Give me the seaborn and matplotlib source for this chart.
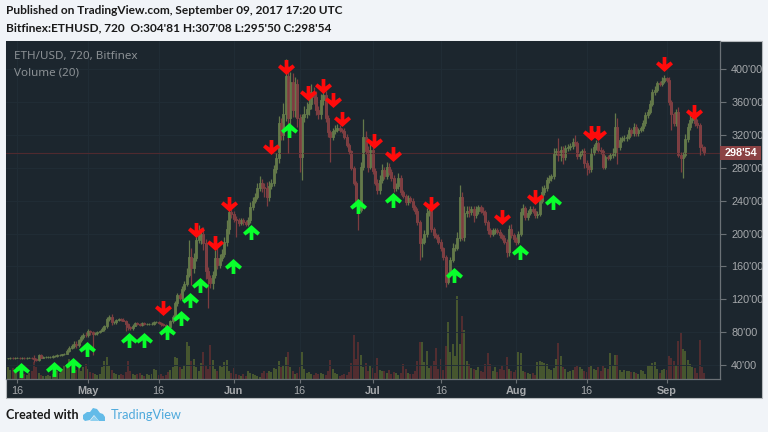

────────────────

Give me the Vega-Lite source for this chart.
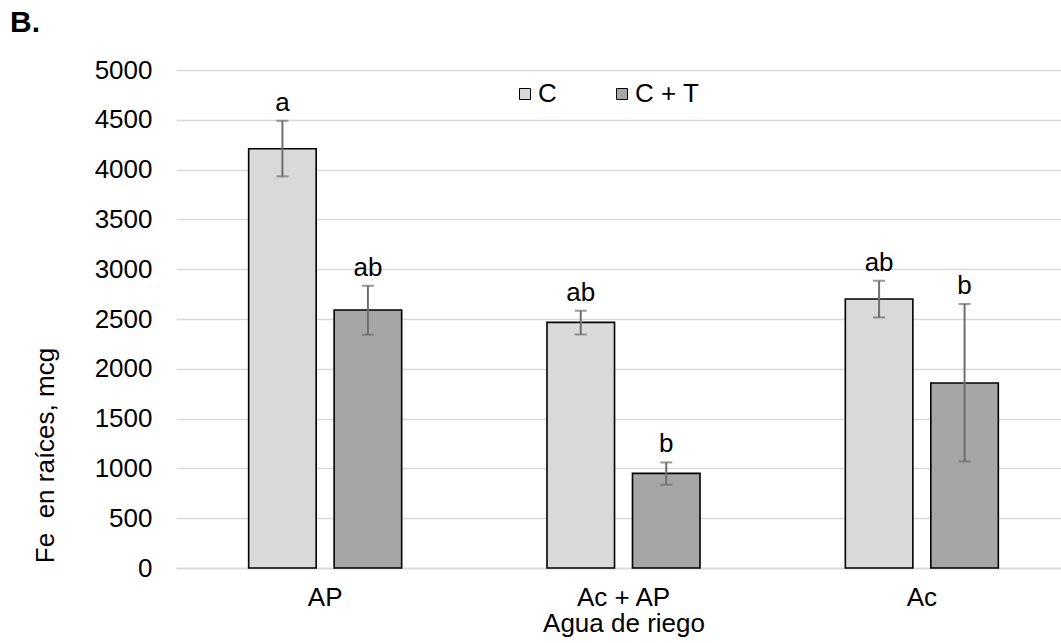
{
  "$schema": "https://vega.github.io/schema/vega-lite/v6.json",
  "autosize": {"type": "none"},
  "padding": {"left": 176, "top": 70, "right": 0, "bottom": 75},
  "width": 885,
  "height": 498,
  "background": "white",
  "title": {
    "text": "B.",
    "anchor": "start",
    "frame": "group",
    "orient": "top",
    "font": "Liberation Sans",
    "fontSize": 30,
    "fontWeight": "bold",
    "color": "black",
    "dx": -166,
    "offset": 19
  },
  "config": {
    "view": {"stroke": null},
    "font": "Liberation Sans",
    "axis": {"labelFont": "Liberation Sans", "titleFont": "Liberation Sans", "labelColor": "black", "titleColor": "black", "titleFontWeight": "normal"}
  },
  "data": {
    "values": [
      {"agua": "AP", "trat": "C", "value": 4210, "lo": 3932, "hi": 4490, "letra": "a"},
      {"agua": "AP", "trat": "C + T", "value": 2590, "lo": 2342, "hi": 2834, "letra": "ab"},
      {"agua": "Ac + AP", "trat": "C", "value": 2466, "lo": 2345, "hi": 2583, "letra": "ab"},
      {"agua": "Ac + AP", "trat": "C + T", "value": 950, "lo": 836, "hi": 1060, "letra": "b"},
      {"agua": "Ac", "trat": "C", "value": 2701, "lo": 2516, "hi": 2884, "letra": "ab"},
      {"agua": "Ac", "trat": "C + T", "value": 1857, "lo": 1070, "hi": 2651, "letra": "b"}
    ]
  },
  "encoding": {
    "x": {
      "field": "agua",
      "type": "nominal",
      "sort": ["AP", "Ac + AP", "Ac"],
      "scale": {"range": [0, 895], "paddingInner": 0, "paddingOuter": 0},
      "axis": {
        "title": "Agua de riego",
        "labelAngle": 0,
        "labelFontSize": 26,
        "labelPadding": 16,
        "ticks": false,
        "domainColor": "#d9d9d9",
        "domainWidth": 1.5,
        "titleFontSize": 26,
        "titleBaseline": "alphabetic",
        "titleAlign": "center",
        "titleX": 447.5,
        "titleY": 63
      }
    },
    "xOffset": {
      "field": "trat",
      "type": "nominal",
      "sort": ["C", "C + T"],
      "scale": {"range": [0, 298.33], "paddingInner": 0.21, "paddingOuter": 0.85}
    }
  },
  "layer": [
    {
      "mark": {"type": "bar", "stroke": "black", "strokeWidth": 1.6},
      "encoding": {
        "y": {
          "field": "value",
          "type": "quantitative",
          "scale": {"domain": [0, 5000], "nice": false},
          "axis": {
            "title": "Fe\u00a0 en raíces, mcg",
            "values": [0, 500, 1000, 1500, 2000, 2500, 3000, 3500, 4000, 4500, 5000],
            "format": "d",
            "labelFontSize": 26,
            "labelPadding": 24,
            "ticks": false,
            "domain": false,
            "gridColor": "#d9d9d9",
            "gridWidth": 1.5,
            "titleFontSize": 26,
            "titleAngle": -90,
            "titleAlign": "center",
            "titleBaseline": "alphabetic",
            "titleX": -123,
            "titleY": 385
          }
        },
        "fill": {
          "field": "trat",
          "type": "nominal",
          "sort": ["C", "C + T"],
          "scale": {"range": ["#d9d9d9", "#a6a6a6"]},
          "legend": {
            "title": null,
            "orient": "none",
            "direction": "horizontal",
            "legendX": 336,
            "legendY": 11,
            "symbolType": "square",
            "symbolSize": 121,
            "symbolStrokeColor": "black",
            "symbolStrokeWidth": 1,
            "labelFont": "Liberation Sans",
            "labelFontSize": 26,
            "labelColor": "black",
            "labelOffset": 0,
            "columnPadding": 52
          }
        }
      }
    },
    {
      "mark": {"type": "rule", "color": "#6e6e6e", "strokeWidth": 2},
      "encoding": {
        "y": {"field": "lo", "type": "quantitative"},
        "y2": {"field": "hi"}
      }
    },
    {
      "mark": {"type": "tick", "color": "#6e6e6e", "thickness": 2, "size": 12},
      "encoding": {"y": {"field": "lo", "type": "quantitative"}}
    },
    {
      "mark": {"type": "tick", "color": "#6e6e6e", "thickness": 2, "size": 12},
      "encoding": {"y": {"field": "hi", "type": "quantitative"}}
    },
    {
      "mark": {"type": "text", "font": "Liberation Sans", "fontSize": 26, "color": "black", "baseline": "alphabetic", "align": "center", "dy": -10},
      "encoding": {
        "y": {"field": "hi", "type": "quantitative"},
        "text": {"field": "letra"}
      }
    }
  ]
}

────────────────

• **WORK TO COMPLETE**
Copy out every line from the data above that has "source" in it.

• **OUTPUT BELOW**
Give me the seaborn and matplotlib source for this chart.
Give me the Vega-Lite source for this chart.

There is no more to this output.